Spending 80 percent of your training at a slow pace, whether biking, running, cross-country skiing or doing other endurance sports, may seem difficult. It may not even feel like a workout when you’re barely breaking a sweat. But research suggests that it will help you get faster.

In 2014, exercise scientist Stephen Seiler, who brought the 80/20 rule to the masses after studying elite athletes in the early 2000s, found that a sample of triathletes who did about 68 percent of their training at a low intensity performed worse than those who followed the 80/20 rule. Seiler observed that training at a lower intensity allows an athlete to endure more volume, which yields better fitness results and, ultimately, improved performance on race day.

Creating a Plan

Creating a Plan

Calculating your time spent training at a low intensity is easy once you know how much total time you will spend training. But first, you must find your individual heart-rate zones to shape your training. Zones 1 and 2 are considered low intensity, while Zones 4 and 5 are high intensity. Heart-rate tests will give you the information you need to break down your zones.

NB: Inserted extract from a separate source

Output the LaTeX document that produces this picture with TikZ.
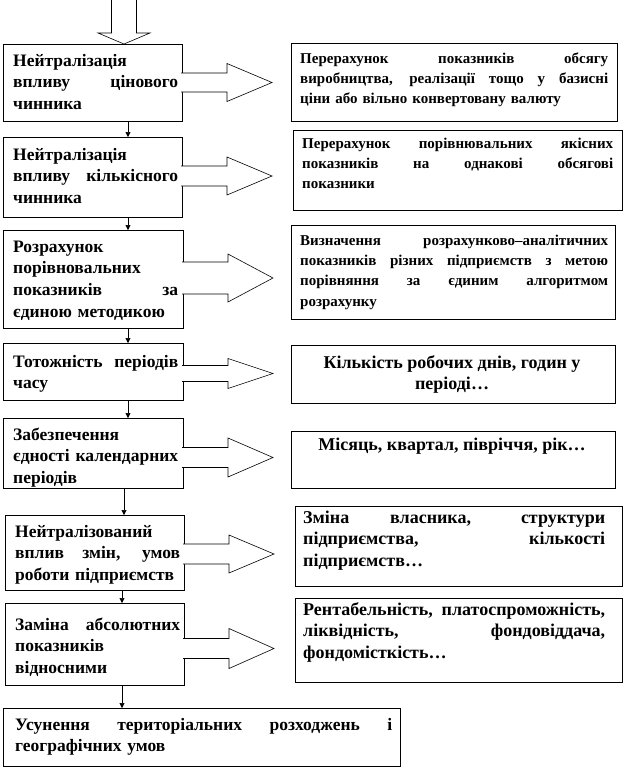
\documentclass[tikz,border=0pt]{standalone}
\usepackage{fontspec}
\setmainfont{Liberation Serif}
\usetikzlibrary{arrows.meta,calc}
\newcommand\jl[1]{\leavevmode\hbox to \hsize{\spaceskip=.25em plus 1fil minus .08em\xspaceskip=\spaceskip #1}}
\newcommand\blockar[4]{%
  \filldraw[barrow] ($(#1.east)+(-0.8,#2-#3)$) -- ($(#1.east)+(45,#2-#3)$)
    -- ($(#1.east)+(45,#2-#4)$) -- ($(#1.east)+(90,#2)$)
    -- ($(#1.east)+(45,#2+#4)$) -- ($(#1.east)+(45,#2+#3)$)
    -- ($(#1.east)+(-0.8,#2+#3)$);}
\begin{document}
\begin{tikzpicture}[x=1pt,y=-1pt,
  box/.style={draw,line width=0.6pt,fill=white,inner sep=0pt,outer sep=0pt,anchor=north west},
  barrow/.style={draw=black,fill=white,line width=0.6pt,line join=miter},
  conn/.style={draw,line width=0.6pt,-{Triangle[length=5pt,width=5pt]}},
  ltxt/.style={anchor=north west,inner sep=0pt,align=left,font=\fontsize{17.5}{21.7}\selectfont\bfseries},
  mtxt/.style={anchor=north west,inner sep=0pt,align=left,font=\fontsize{18}{21.7}\selectfont\bfseries},
  rtxt/.style={anchor=north west,inner sep=0pt,align=left,font=\fontsize{15}{20.3}\selectfont\bfseries},
  ctxt/.style={anchor=north,inner sep=0pt,align=center,font=\fontsize{18}{21}\selectfont\bfseries}]
\fill[white] (0,0) rectangle (624,769);
\useasboundingbox (0,0) rectangle (624,769);
% left boxes
\node[box,minimum width=179pt,minimum height=77pt] (L1) at (3,44) {};
\node[box,minimum width=179pt,minimum height=80pt] (L2) at (3,137) {};
\node[box,minimum width=180pt,minimum height=98pt] (L3) at (3,230) {};
\node[box,minimum width=180pt,minimum height=57pt] (L4) at (3,343) {};
\node[box,minimum width=180pt,minimum height=70pt] (L5) at (3,418) {};
\node[box,minimum width=179pt,minimum height=75pt] (L6) at (5,515) {};
\node[box,minimum width=179pt,minimum height=82pt] (L7) at (5,603) {};
\node[box,minimum width=397pt,minimum height=58pt] (L8) at (3,708) {};
% right boxes
\node[box,minimum width=326pt,minimum height=78pt] (R1) at (291,43) {};
\node[box,minimum width=329pt,minimum height=80pt] (R2) at (293,130) {};
\node[box,minimum width=324pt,minimum height=94pt] (R3) at (291,225) {};
\node[box,minimum width=324pt,minimum height=58pt] (R4) at (291,345) {};
\node[box,minimum width=324pt,minimum height=57pt] (R5) at (291,431) {};
\node[box,minimum width=327pt,minimum height=80pt] (R6) at (295,506) {};
\node[box,minimum width=327pt,minimum height=84pt] (R7) at (295,598) {};
% block arrows
\blockar{L1}{0}{9.5}{19}
\blockar{L2}{-1}{10}{19}
\blockar{L3}{-1}{16}{24}
\blockar{L4}{2}{8}{15}
\blockar{L5}{4.5}{10}{19.5}
\blockar{L6}{1.5}{10}{19}
\blockar{L7}{4.5}{10}{20}
% top entry arrow
\coordinate (topin) at ($(L1.north west)+(121,0)$);
\draw[barrow] ($(topin)+(-12.5,-44)$) -- ($(topin)+(-12.5,-11)$) -- ($(topin)+(-26,-11)$)
  -- (topin) -- ($(topin)+(26,-11)$) -- ($(topin)+(12.5,-11)$) -- ($(topin)+(12.5,-44)$);
% connectors
\coordinate (c1) at (128,0);
\coordinate (c2) at (124,0);
\coordinate (c3) at (122,0);
\draw[conn] (L1.south -| c1) -- (L2.north -| c1);
\draw[conn] (L2.south -| c1) -- (L3.north -| c1);
\draw[conn] (L3.south -| c1) -- (L4.north -| c1);
\draw[conn] (L4.south -| c1) -- (L5.north -| c1);
\draw[conn] (L5.south -| c2) -- (L6.north -| c2);
\draw[conn] (L6.south -| c3) -- (L7.north -| c3);
\draw[conn] (L7.south -| c3) -- (L8.north -| c3);
% left texts
\node[ltxt,text width=165pt] (T1) at (13,50.8) {\strut Нейтралізація\\\jl{впливу цінового}\\чинника};
\node[ltxt,text width=165pt] (T2) at (13,144.8) {\strut Нейтралізація\\\jl{впливу кількісного}\\чинника};
\node[ltxt,text width=165pt] (T3) at (13,236.8) {\strut Розрахунок\\порівновальних\\\jl{показників за}\\\mbox{єдиною методикою}};
\node[ltxt,text width=165pt] (T4) at (13,351.8) {\strut\jl{Тотожність періодів}\\часу};
\node[ltxt,text width=165pt] (T5) at (13,424.8) {\strut Забезпечення\\\jl{єдності календарних}\\періодів};
\node[ltxt,text width=165pt] (T6) at (15,521.8) {\strut Нейтралізований\\\jl{вплив змін, умов}\\\mbox{роботи підприємств}};
\node[ltxt,text width=165pt] (T7) at (15,614.8) {\strut\jl{Заміна абсолютних}\\показників\\відносними};
\node[ltxt,text width=377pt] (T8) at (15,714.8) {\strut\jl{Усунення територіальних розходжень і}\\\mbox{географічних умов}};
% right texts
\node[rtxt,text width=308pt] (S1) at (300,48.8) {\strut\jl{Перерахунок показників обсягу}\\\jl{виробництва, реалізації тощо у базисні}\\\mbox{ціни або вільно конвертовану валюту}};
\node[rtxt,text width=311pt] (S2) at (302,133.8) {\strut\jl{Перерахунок порівнювальних якісних}\\\jl{показників на однакові обсягові}\\показники};
\node[rtxt,text width=308pt] (S3) at (300,230.8) {\strut\jl{Визначення розрахунково–аналітичних}\\\jl{показників різних підприємств з метою}\\\jl{порівняння за єдиним алгоритмом}\\розрахунку};
\node[ctxt] (S4) at (452,353.3) {\strut Кількість робочих днів, годин у\\періоді…};
\node[ctxt] (S5) at (452,435.3) {\strut Місяць, квартал, півріччя, рік…};
\node[mtxt,text width=302pt] (S6) at (303,507.8) {\strut\jl{Зміна власника, структури}\\\jl{підприємства, кількості}\\підприємств…};
\node[mtxt,text width=302pt] (S7) at (303,599.8) {\strut\jl{Рентабельність, платоспроможність,}\\\jl{ліквідність, фондовіддача,}\\фондомісткість…};
\end{tikzpicture}
\end{document}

Once you have your zones dialed in, the 80/20 rule will determine how much you will need to stay in the easy zones to work on increasing aerobic endurance, and how much intense work you will need to do in the higher zones to increase your VO2max and lactate threshold.

The hard work comes when you want to go faster, but your plan wants you to go slowly. Keep a close eye on your heart-rate monitor to make sure you stay in the correct zones.

What Should it Feel Like?

Exercising at a low intensity should not feel normal. It’s not your regular pace with slightly elevated breathing where you feel strong, fast and capable of going for quite some time. If you think you’re going slowly compared to your normal pace, you still might need to slow it down even more.

If you’re not used going slowly, it will likely feel clumsy and awkward. It will also feel incredibly easy. And that’s a good thing.

Adding in Intensity

There’s still a place for high-intensity workouts in the 80/20 rule. Twenty percent of the total time spent training can be in the higher zones. These intense workouts will get your heart pumping and make you feel like you have worked hard. Some of these workouts should be so hard that you’re going at your max effort for short amounts of time.

Balancing the majority of low-intensity workouts with high-intensity workouts will give you a well-rounded training plan to improve both overall fitness and endurance.